2.     Fahrlässige schwere Körperverletzung (Abs. 4, 1. Fall): Freiheitsstrafe bis zu sechs Monaten oder Geldstrafe bis zu 360 Tagessätzen

3.      Grob fahrlässige schwere Körperverletzung (Abs. 4, 2. Fall): Freiheitsstrafe bis zu zwei Jahren

4.     Grob fahrlässige schwere Körperverletzung einer größeren Zahl von Menschen (Abs. 4, 3. Fall): Freiheitsstrafe bis zu drei Jahren

Abgrenzung zur absichtlichen schweren Körperverletzung (§ 87 StGB)

Die absichtliche schwere Körperverletzung gemäß § 87 StGB stellt eine eigenständige Straftat dar, die sich durch die gesteigerte Vorsatzform der Absicht auszeichnet. Bei § 87 muss es dem Täter darauf ankommen, das Opfer schwer zu verletzen. Ein bloßer Eventualvorsatz genügt hierfür nicht.

Die absichtliche schwere Körperverletzung wird mit Freiheitsstrafe von einem bis zu zehn Jahren bestraft. Zieht die Tat schwere Dauerfolgen nach sich, erhöht sich der Strafrahmen auf ein bis fünfzehn Jahre Freiheitsstrafe. Hat die Tat den Tod des Geschädigten zur Folge, beträgt der Strafrahmen sogar fünf bis fünfzehn Jahre.

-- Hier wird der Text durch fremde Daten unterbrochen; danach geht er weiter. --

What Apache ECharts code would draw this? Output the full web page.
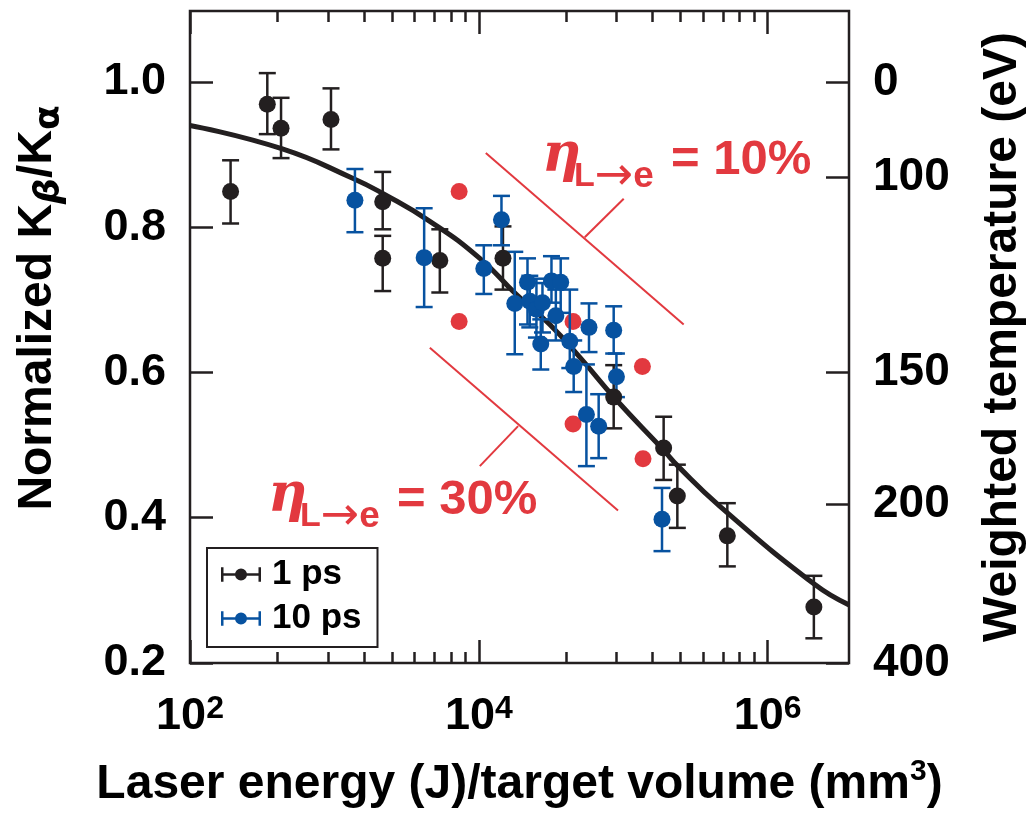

Praktische Beispiele aus der Rechtsprechung

Fahrlässige Körperverletzung:

·        Missachtung des Vorranges im Straßenverkehr

·        Verstoß gegen die Maulkorbpflicht bei Hunden

·        Überlassen eines Kraftfahrzeugs an eine alkoholisierte Person

·        Nichtbeachtung der FIS-Regeln beim Skifahren

·        Unsachgemäße Organisation eines Radrennens

Schwere Körperverletzung:

·        Mehrere gezielte Tritte gegen den Kopf eines am Boden liegenden Opfers

·        Messerstiche, die zu tiefen Wunden führen

·        Schläge mit Gegenständen, die Knochenbrüche verursachen

·        Körperverletzungen mit Dauerfolgen wie bleibenden Narben im Gesicht

Fazit: Rechtliche Bedeutung und Abgrenzung

Die Unterscheidung zwischen schwerer Körperverletzung, fahrlässiger Körperverletzung und absichtlicher schwerer Körperverletzung ist im österreichischen Strafrecht von entscheidender Bedeutung. Der Gesetzgeber hat ein differenziertes System geschaffen, das die verschiedenen Begehungsformen und Folgen von Körperverletzungen angemessen berücksichtigt.

Die Straffreistellungsgründe des § 88 Abs. 2 StGB sorgen dafür, dass leichte fahrlässige Körperverletzungen unter bestimmten Umständen straffrei bleiben. Dies entspricht dem kriminalpolitischen Gedanken, Bagatellfälle aus dem Strafrecht herauszuhalten. Andererseits werden besonders schwerwiegende Fälle, insbesondere bei absichtlicher Begehung oder schweren Folgen, mit empfindlichen Strafen bedroht.

Für die Praxis ist daher stets eine genaue Prüfung des Einzelfalls erforderlich, um die korrekte rechtliche Einordnung vornehmen zu können. Insbesondere die Abgrenzung zwischen einfacher und grober Fahrlässigkeit sowie die verschiedenen Abstufungen der Körperverletzungsdelikte erfordern eine differenzierte rechtliche Betrachtung.

Rechtliche Verteidigung bei Körperverletzungsdelikten

Bei der Verteidigung gegen den Vorwurf einer Körperverletzung ist stets sorgfältig zu prüfen, welcher Tatbestand erfüllt ist und ob Straffreistellungs- oder Rechtfertigungsgründe vorliegen. Gerade bei der fahrlässigen Körperverletzung besteht durch die Privilegierungstatbestände des § 88 Abs. 2 StGB die Möglichkeit einer Straffreistellung, sofern keine grobe Fahrlässigkeit vorliegt und einer der genannten weiteren Umstände gegeben ist.